I've shrugged off the promptings of the Lord in favor of my pride and so-called "busy" schedule (time management issues on top of that, anyone?). I've let satan rule me with fear. My love for others has often been insincere, and my eyes have been so taken up with the glitter of the present that I, at times, haven't been able to see the glow of the future God has in store for me.

Long story short, ladies and gentlemen? I'm weak. Above all things, this past year has taught me the message of 1 Corinthians 10:12: "If you think you are standing strong, be careful not to fall." In His faithfulness, He forgives my sin, but His glory calls me to nevertheless pursue holiness (Romans 6:1-2). And I do. And I fail. And His grace is sufficient in my weakness (2 Corinthians 12:9) as I cry out for His help to please Him and live a life obedient to His words.

Thus, I mean what I say when I declare that I am unworthy of what God has done for me. I can only pray that this message, this truth of my utter unworthiness and His supreme worthiness, will invade me like a lightning bolt invades the trunk of a tree and sets it on fire.
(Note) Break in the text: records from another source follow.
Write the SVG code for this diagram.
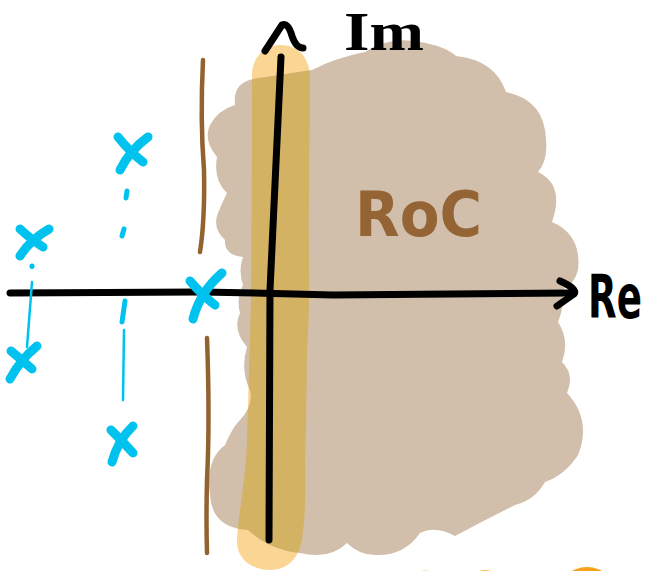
<svg xmlns="http://www.w3.org/2000/svg" width="649" height="571" viewBox="0 0 649 571">
<style>
.ink{fill:none;stroke:#000;stroke-width:7;stroke-linecap:round;stroke-linejoin:round}
.blue{fill:none;stroke:#00c2ef;stroke-width:9;stroke-linecap:round;stroke-linejoin:round}
.thin{fill:none;stroke:#00c2ef;stroke-width:2.5;stroke-linecap:round}
.dash{fill:none;stroke:#00c2ef;stroke-width:5;stroke-linecap:round}
.brown{fill:none;stroke:#93632f;stroke-width:4.5;stroke-linecap:round}
.lbl{font-family:"DejaVu Sans","Liberation Sans",sans-serif;font-weight:bold}
</style>
<defs>
<path id="blobShape" d="M 235,105 Q 232,80 260,78 L 312,70 Q 335,58 365,52 Q 390,36 420,42 Q 445,46 456,56 Q 495,60 506,92 Q 545,100 546,140 Q 548,160 538,172 Q 565,185 552,222 Q 582,235 578,270 Q 574,285 562,290 Q 565,305 558,322 Q 570,340 562,362 Q 575,375 567,393 Q 592,420 578,455 Q 565,475 545,482 Q 535,500 515,505 Q 485,520 455,536 Q 435,525 420,533 Q 405,555 378,555 Q 360,556 347,543 Q 330,560 300,553 Q 270,550 248,530 Q 212,528 210,495 Q 205,460 225,445 Q 232,428 240,420 Q 254,405 250,390 Q 240,370 247,347 Q 232,330 240,313 Q 236,298 243,285 Q 238,270 243,257 Q 224,255 225,240 Q 212,228 218,213 Q 222,203 227,193 Q 213,180 217,157 Q 203,140 210,125 Q 218,110 235,105 Z"/>
<path id="stripShape" d="M 252,78 C 251,58 264,45 281,45 C 298,45 311,58 310,80 L 309,200 C 308,250 311,300 307,350 L 306,430 C 304,470 307,505 303,530 C 302,555 290,570 270,570 C 250,570 236,557 237,540 C 238,515 246,480 247,440 L 251,300 C 252,200 252,140 252,78 Z"/>
<clipPath id="blobClip"><use href="#blobShape"/></clipPath>
</defs>

<g id="roc-region">
<use href="#stripShape" fill="#fbd594"/>
<use href="#blobShape" fill="#d1bfab"/>
<use href="#stripShape" fill="#d3b264" clip-path="url(#blobClip)"/>
</g>

<g id="bottom-marks">
<circle cx="587" cy="597" r="30" fill="#f7a21b"/>
<ellipse cx="485" cy="575" rx="10" ry="5" fill="#f9b84a"/>
<ellipse cx="425" cy="574" rx="6" ry="4" fill="#fde4b8"/>
</g>

<g id="roc-boundaries">
<path class="brown" d="M 203,60 Q 200,120 204,170 Q 205,220 200,252"/>
<path class="brown" d="M 207,338 Q 210,420 207,480 Q 206,520 207,553"/>
</g>

<g id="connectors">
<path class="ink" d="M 10,293 L 200,292 Q 270,293 333,295 L 570,293"/>
<path class="ink" d="M 560,281 Q 578,289 574,294 L 557,306"/>
<path class="ink" d="M 281,57 Q 276,170 270,290 L 269,540"/>
<path class="ink" d="M 265,51 L 282,25 Q 288,22 292,36 Q 296,48 303,48"/>
</g>

<g id="poles">
<path class="blue" d="M 118,137 Q 130,152 143,162 M 148,137 Q 130,150 120,170"/>
<path class="blue" d="M 20,229 Q 32,240 43,247 M 49,229 Q 30,240 20,256"/>
<path class="blue" d="M 11,351 Q 22,360 32,369 M 37,346 Q 20,360 10,379"/>
<path class="blue" d="M 111,430 Q 124,443 133,453 M 133,426 Q 118,440 112,462"/>
<path class="blue" d="M 190,281 Q 203,296 215,305 M 222,273 Q 200,292 193,319"/>
<path class="dash" d="M 127,191 L 126,198 M 124,229 L 122,236 M 32,266 L 32,266.5 M 125,301 L 122,322"/>
<path class="thin" d="M 32,282 L 27,347 M 124,330 L 123,400"/>
</g>

<g id="label-im"><text class="lbl" x="344" y="50" font-size="54" textLength="80" lengthAdjust="spacingAndGlyphs" style="font-family:'Liberation Serif',serif">Im</text></g>
<g id="label-re"><text class="lbl" transform="translate(588,318) scale(0.62,1)" x="0" y="0" font-size="60">Re</text></g>
<g id="label-roc"><text class="lbl" x="355" y="236" font-size="62" textLength="127" lengthAdjust="spacingAndGlyphs" fill="#946434">RoC</text></g>
</svg>
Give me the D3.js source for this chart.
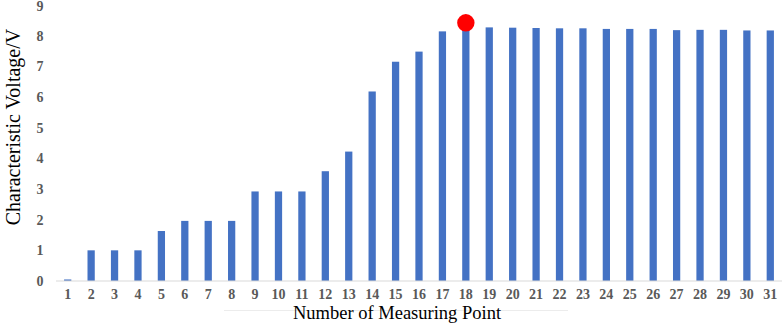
<!DOCTYPE html>
<html>
<head>
<meta charset="utf-8">
<script src="https://cdn.jsdelivr.net/npm/d3@7"></script>
<style>
  body { margin: 0; background: #fff; }
  svg { display: block; }
</style>
</head>
<body>
<svg id="chart"></svg>
<script>
// measuring points and voltages
const points = d3.range(1, 32).map(String);
const voltages = [
  0.05, 1.0, 1.0, 1.0, 1.63, 1.96, 1.96, 1.96, 2.92, 2.92,
  2.92, 3.58, 4.22, 6.18, 7.15, 7.48, 8.14, 8.3, 8.27, 8.26,
  8.25, 8.24, 8.24, 8.22, 8.22, 8.22, 8.18, 8.19, 8.19, 8.17,
  8.17
];
const yTicks = [0, 1, 2, 3, 4, 5, 6, 7, 8, 9];
// highlighted point (red dot)
const markPoint = '18';
const markValue = 8.42;

const width = 782, height = 324;
const svg = d3.select('#chart').attr('width', width).attr('height', height);

const x = d3.scaleBand()
  .domain(points)
  .range([56, 782])
  .paddingInner(0.69)
  .paddingOuter(0.345);

const y = d3.scaleLinear()
  .domain([0, 9])
  .range([281, 5]);

// bars
svg.append('g')
  .selectAll('rect')
  .data(points)
  .join('rect')
  .attr('x', d => x(d))
  .attr('width', x.bandwidth())
  .attr('y', (d, i) => y(voltages[i]))
  .attr('height', (d, i) => y(0) - y(voltages[i]))
  .attr('fill', '#4472C4');

// baseline
svg.append('line')
  .attr('x1', 56).attr('x2', 782)
  .attr('y1', y(0)).attr('y2', y(0))
  .attr('stroke', '#d9d9d9')
  .attr('stroke-width', 1);

const tickFont = '"Liberation Serif", "Times New Roman", serif';

// y tick labels
svg.append('g')
  .selectAll('text')
  .data(yTicks)
  .join('text')
  .attr('x', 40)
  .attr('y', d => Math.max(y(d), 6))
  .attr('dy', '0.35em')
  .attr('text-anchor', 'middle')
  .style('font-family', tickFont)
  .style('font-weight', 'bold')
  .style('font-size', '14px')
  .style('fill', '#595959')
  .text(d => d);

// x tick labels
svg.append('g')
  .selectAll('text')
  .data(points)
  .join('text')
  .attr('x', d => x(d) + x.bandwidth() / 2)
  .attr('y', 294)
  .attr('dy', '0.35em')
  .attr('text-anchor', 'middle')
  .style('font-family', tickFont)
  .style('font-weight', 'bold')
  .style('font-size', '14px')
  .style('fill', '#595959')
  .text(d => d);

// faint text box border from the original figure
svg.append('line')
  .attr('x1', 224).attr('x2', 568)
  .attr('y1', 310.5).attr('y2', 310.5)
  .attr('stroke', '#ececec');

// red marker
svg.append('circle')
  .attr('cx', x(markPoint) + x.bandwidth() / 2)
  .attr('cy', y(markValue))
  .attr('r', 8.7)
  .attr('fill', '#FF0000');

// axis titles
svg.append('text')
  .attr('transform', `translate(20, 127) rotate(-90)`)
  .attr('text-anchor', 'middle')
  .style('font-family', tickFont)
  .style('font-size', '20px')
  .style('fill', '#000')
  .text('Characteristic Voltage/V');

svg.append('text')
  .attr('x', 397)
  .attr('y', 319)
  .attr('text-anchor', 'middle')
  .style('font-family', tickFont)
  .style('font-size', '18.5px')
  .style('fill', '#000')
  .text('Number of Measuring Point');
</script>
</body>
</html>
I want to always and forever be amazed by the things He does for me, to keep gasping and staring and wondering and murmuring in awe that this is my God.

This is our God.

Another psalm (Psalm 103, specifically verses 1-5) comes to my mind as I meditate on the year gone by:

"Bless the Lord, O my soul;
And all that is within me, bless His holy name!
Bless the Lord, O my soul,
And forget not all His benefits:
Who forgives all your iniquities,
Who heals all your diseases,
Who redeems your life from destruction,
Who crowns you with lovingkindness and tender mercies,
Who satisfies your mouth with good things,
So that your youth is renewed like the eagle’s."

And, honestly? That's all I can say. It's all I have to offer: an encouragement to you and to my own soul to bless the Lord, the One Who in and of Himself is the highest benefit, our Great Reward; the One Who has set our sins as far as the east is from the west (Psalm 103:12); our Healer; our Redeemer, Who takes our brokenness and brings forth beauty; our Glory, our Joy, our Satisfier, our Strength.

Bless Him. Bless Him for Who He is and what He has done. Even when we are (as we are so very often) unworthy, He is utterly, eternally worthy.

I can't wait to see where He takes me next...

Bless the Lord, O my soul; and all that is within me, bless His holy name!